Bangladeshi government asked to protect reporters after 30 are attacked during protest
Reporters Without Borders (RSF) calls on the Bangladeshi government to shed all possible light on the violence against around 30 reporters during a large opposition protest on 28 October in the capital, Dhaka. The authorities must guarantee the safety and protection of journalists in the run-up to next January’s general elections, RSF says.
Journalists were subjected to violence on an unprecedented scale while covering the banned demonstration on 28 October, which was called by opposition parties to press demands for Prime Minister Sheikh Hasina’s government to resign. Reporters were attacked by demonstrators, government supporters and police.
Some of the protesters beat reporters with bamboo sticks and steel bars or threw stones at them, although they were easily identifiable. At the same time, journalists were also deliberately targeted by police firing rubber bullets and teargas. Rioting protesters also vandalized vehicles bearing “press” signs and torched equally identifiable press motorcycles.
“The violence unleashed against journalists in Dhaka on 28 October was unacceptable. We call on the government and police to ensure the safety and protection of journalists, who play an essential role, especially in the run-up to elections
The media victims included Rafsan Jani, a reporter for the Dainik Kalbela daily newspaper, who had to be hospitalised after being beaten by protesters. Agence France-Presse video reporter Mohammad Ali Mazed was ambushed and then beaten over the head and on his back with sticks. According to the information gathered by RSF, both police and protesters grabbed equipment from Bangladeshi and foreign reporters, press photographers, cameramen and video reporters for online media.
In a related tragic incident, Rafique Bhuiyan, a retired journalist who was passing by the protest in a rickshaw, sustained serious head injuries when the impact of a teargas grenade fired by police caused his rickshaw to tip over. He died of his injuries in hospital the next day.
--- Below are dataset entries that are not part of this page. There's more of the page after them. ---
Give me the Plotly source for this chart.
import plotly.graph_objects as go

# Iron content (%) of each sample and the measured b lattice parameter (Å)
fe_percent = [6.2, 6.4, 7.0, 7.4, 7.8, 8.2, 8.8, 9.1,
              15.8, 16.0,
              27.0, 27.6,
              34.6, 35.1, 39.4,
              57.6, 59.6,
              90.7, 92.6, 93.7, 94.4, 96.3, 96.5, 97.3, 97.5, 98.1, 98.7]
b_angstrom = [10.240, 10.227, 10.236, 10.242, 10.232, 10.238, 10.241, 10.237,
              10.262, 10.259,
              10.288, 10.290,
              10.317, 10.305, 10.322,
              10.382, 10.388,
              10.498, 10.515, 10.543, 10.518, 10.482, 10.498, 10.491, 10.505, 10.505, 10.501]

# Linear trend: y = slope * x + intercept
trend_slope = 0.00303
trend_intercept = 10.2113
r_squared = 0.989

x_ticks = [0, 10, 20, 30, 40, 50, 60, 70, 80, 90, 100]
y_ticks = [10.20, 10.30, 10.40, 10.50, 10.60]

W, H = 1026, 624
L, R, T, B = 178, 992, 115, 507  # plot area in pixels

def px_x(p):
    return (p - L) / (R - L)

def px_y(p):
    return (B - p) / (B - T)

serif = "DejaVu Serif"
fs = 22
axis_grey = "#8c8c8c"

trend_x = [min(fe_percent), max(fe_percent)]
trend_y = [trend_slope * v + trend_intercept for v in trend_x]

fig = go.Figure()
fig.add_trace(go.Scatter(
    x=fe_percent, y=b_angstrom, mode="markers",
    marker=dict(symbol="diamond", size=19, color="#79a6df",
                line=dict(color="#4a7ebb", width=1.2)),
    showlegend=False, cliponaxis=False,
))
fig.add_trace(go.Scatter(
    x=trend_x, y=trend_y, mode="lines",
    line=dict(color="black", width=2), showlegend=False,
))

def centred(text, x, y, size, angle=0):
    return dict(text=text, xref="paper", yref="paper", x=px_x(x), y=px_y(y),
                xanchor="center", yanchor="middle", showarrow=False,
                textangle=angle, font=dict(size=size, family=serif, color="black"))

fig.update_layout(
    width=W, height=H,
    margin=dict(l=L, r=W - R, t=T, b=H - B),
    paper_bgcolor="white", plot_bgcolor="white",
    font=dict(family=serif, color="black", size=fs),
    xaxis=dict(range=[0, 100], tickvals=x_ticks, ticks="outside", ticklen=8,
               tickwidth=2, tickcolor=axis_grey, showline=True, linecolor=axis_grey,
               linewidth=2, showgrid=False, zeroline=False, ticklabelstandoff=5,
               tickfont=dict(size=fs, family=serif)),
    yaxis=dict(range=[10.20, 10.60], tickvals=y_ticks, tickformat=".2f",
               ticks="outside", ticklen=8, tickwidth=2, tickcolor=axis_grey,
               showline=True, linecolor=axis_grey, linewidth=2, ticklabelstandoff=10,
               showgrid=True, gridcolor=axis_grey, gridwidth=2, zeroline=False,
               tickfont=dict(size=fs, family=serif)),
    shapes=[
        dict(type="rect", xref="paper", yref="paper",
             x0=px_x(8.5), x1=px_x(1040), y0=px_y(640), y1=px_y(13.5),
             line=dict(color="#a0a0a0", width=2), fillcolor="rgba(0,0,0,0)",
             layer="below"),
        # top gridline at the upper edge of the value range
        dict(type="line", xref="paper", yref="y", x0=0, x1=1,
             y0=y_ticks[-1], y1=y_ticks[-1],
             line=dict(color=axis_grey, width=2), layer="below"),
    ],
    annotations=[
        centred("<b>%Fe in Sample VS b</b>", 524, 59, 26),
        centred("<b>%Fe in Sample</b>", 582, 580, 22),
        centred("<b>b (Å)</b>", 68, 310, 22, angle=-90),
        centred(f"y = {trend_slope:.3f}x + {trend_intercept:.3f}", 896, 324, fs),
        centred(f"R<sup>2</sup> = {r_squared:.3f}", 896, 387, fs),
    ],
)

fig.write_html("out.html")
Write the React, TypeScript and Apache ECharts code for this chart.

The demonstration – in which around 100,000 people participated, according to the police, and 1 million, according to the organisers – was called by the Bangladesh Nationalist Party (BNP), the leading opposition party, and by Jamaat-e-Islami, the country’s biggest Islamist party, to press demands for Prime Minister Hasina’s resignation so that a neutral caretaker government can oversee the elections due to be held in January.